= Information provided =
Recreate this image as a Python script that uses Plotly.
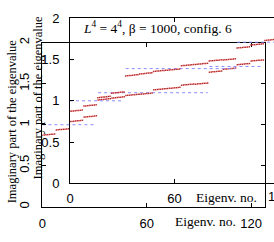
import plotly.graph_objects as go

# ---------------- data ----------------
eigen_index = list(range(128))
imag_part = [
    0.873, 0.875, 0.878, 0.879, 0.882, 0.884, 0.885, 0.888,
    0.936, 0.938, 0.941, 0.942, 0.945, 0.946, 0.949, 0.951,
    1.038, 1.040, 1.042, 1.045, 1.047, 1.049, 1.052, 1.054,
    1.093, 1.095, 1.097, 1.099, 1.101, 1.104, 1.106, 1.108,
    1.302, 1.304, 1.306, 1.308, 1.311, 1.313, 1.315, 1.317,
    1.325, 1.327, 1.329, 1.332, 1.334, 1.336, 1.338, 1.340,
    1.356, 1.358, 1.360, 1.362, 1.364, 1.366, 1.368, 1.370,
    1.371, 1.373, 1.375, 1.377, 1.379, 1.381, 1.383, 1.385,
    1.425, 1.427, 1.429, 1.431, 1.433, 1.435, 1.437, 1.439,
    1.441, 1.443, 1.445, 1.447, 1.449, 1.451, 1.453, 1.455,
    1.482, 1.484, 1.486, 1.488, 1.490, 1.492, 1.494, 1.496,
    1.494, 1.496, 1.498, 1.500, 1.502, 1.504, 1.506, 1.508,
    1.640, 1.642, 1.644, 1.646, 1.648, 1.650, 1.652, 1.654,
    1.676, 1.678, 1.680, 1.682, 1.684, 1.686, 1.688, 1.690,
    1.732, 1.734, 1.736, 1.738, 1.740, 1.742, 1.744, 1.746,
    1.776, 1.778, 1.780, 1.782, 1.784, 1.786, 1.788, 1.790,
]
free_start = [0, 32, 96]
free_end = [31, 95, 127]
free_level = [1.0, 1.39, 1.71]

y_ticks = [0, 0.5, 1, 1.5, 2]
y_tick_text = ["0", "0.5", "1", "1.5", "2"]
x_ticks = [0, 60, 120]
x_tick_text = ["0", "60", "120"]

title_text = "<i>L</i><sup>4</sup> = 4<sup>4</sup>, β = 1000, config. 6"
y_title = "Imaginary part of the eigenvalue"
x_title = "Eigenv. no."

W, H = 274, 242
SANS = "Liberation Sans"
SERIF = "Liberation Serif"

fig = go.Figure()

fx, fy = [], []
for s, e, lv in zip(free_start, free_end, free_level):
    fx += [s, e, None]
    fy += [lv, lv, None]

for xa, ya in (("x", "y"), ("x2", "y2")):
    fig.add_trace(go.Scatter(x=fx, y=fy, mode="lines", xaxis=xa, yaxis=ya,
                             line=dict(color="#8c8cff", width=1, dash="dot"),
                             hoverinfo="skip", showlegend=False))
    fig.add_trace(go.Scatter(x=eigen_index, y=imag_part, mode="markers",
                             xaxis=xa, yaxis=ya,
                             marker=dict(symbol="square", size=1.5, color="#e04040",
                                         line=dict(width=0)),
                             showlegend=False))
    fig.add_trace(go.Scatter(x=eigen_index, y=imag_part, mode="markers",
                             xaxis=xa, yaxis=ya,
                             marker=dict(symbol="circle", size=0.8, color="#202020",
                                         opacity=0.8, line=dict(width=0)),
                             showlegend=False))

def px(x):
    return x / W

def py(y):
    return (H - y) / H

axis_common = dict(showline=True, linecolor="black", linewidth=1,
                   ticks="inside", ticklen=4, tickcolor="black", tickwidth=1,
                   showgrid=False, zeroline=False, fixedrange=True,
                   tickfont=dict(family=SANS, size=13, color="black"))

fig.update_layout(
    # Frame B (outer)
    xaxis=dict(domain=[px(39), px(265)], range=[0, 128], anchor="y",
               tickvals=x_ticks, ticktext=x_tick_text, mirror="ticks",
               ticklabelstandoff=5, **axis_common),
    yaxis=dict(domain=[py(213), py(38)], range=[0, 2], anchor="x",
               tickvals=y_ticks, ticktext=y_tick_text, mirror="ticks",
               tickangle=-90, ticklabelstandoff=7, **axis_common),
    # Frame A (inner, extends past the right edge)
    xaxis2=dict(domain=[px(67), 1.0], range=[0, 117.2], anchor="y2",
                tickvals=x_ticks, ticktext=x_tick_text, mirror="ticks",
                ticklabelstandoff=3, **axis_common),
    yaxis2=dict(domain=[py(188), py(12)], range=[0, 2], anchor="x2",
                tickvals=y_ticks, ticktext=y_tick_text, mirror=False,
                ticklabelstandoff=7, **axis_common),
)

annots = [
    dict(text=title_text, x=px(78), y=py(22), xanchor="left", yanchor="middle",
         font=dict(family=SERIF, size=13.5, color="black")),
    dict(text=x_title, x=px(226), y=py(203), xanchor="center", yanchor="middle",
         font=dict(family=SERIF, size=13.5, color="black")),
    dict(text=x_title, x=px(204), y=py(229), xanchor="center", yanchor="middle",
         font=dict(family=SERIF, size=13.5, color="black")),
    dict(text="120", x=px(279), y=py(202), xanchor="center", yanchor="middle",
         font=dict(family=SANS, size=13, color="black")),
    dict(text=y_title, x=px(9), y=py(122), xanchor="center", yanchor="middle",
         textangle=-90, font=dict(family=SERIF, size=12.5, color="black")),
    dict(text=y_title, x=px(34), y=py(97), xanchor="center", yanchor="middle",
         textangle=-90, font=dict(family=SERIF, size=12.5, color="black")),
]
for a in annots:
    a.update(xref="paper", yref="paper", showarrow=False)

fig.update_layout(
    annotations=annots,
    width=W, height=H,
    margin=dict(l=0, r=0, t=0, b=0),
    paper_bgcolor="white", plot_bgcolor="rgba(0,0,0,0)",
    showlegend=False,
)

fig.write_html("out.html", config=dict(displayModeBar=False),
               post_script="document.body.style.margin='0px';"
                           "document.body.style.overflow='hidden';")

= Work to be completed =
Leave out the pictures and restate, word for word, the lines from the top of the data through the line containing "import plotly.graph_objects as go", both included.

= Task solution =
Recreate this image as a Python script that uses Plotly.
import plotly.graph_objects as go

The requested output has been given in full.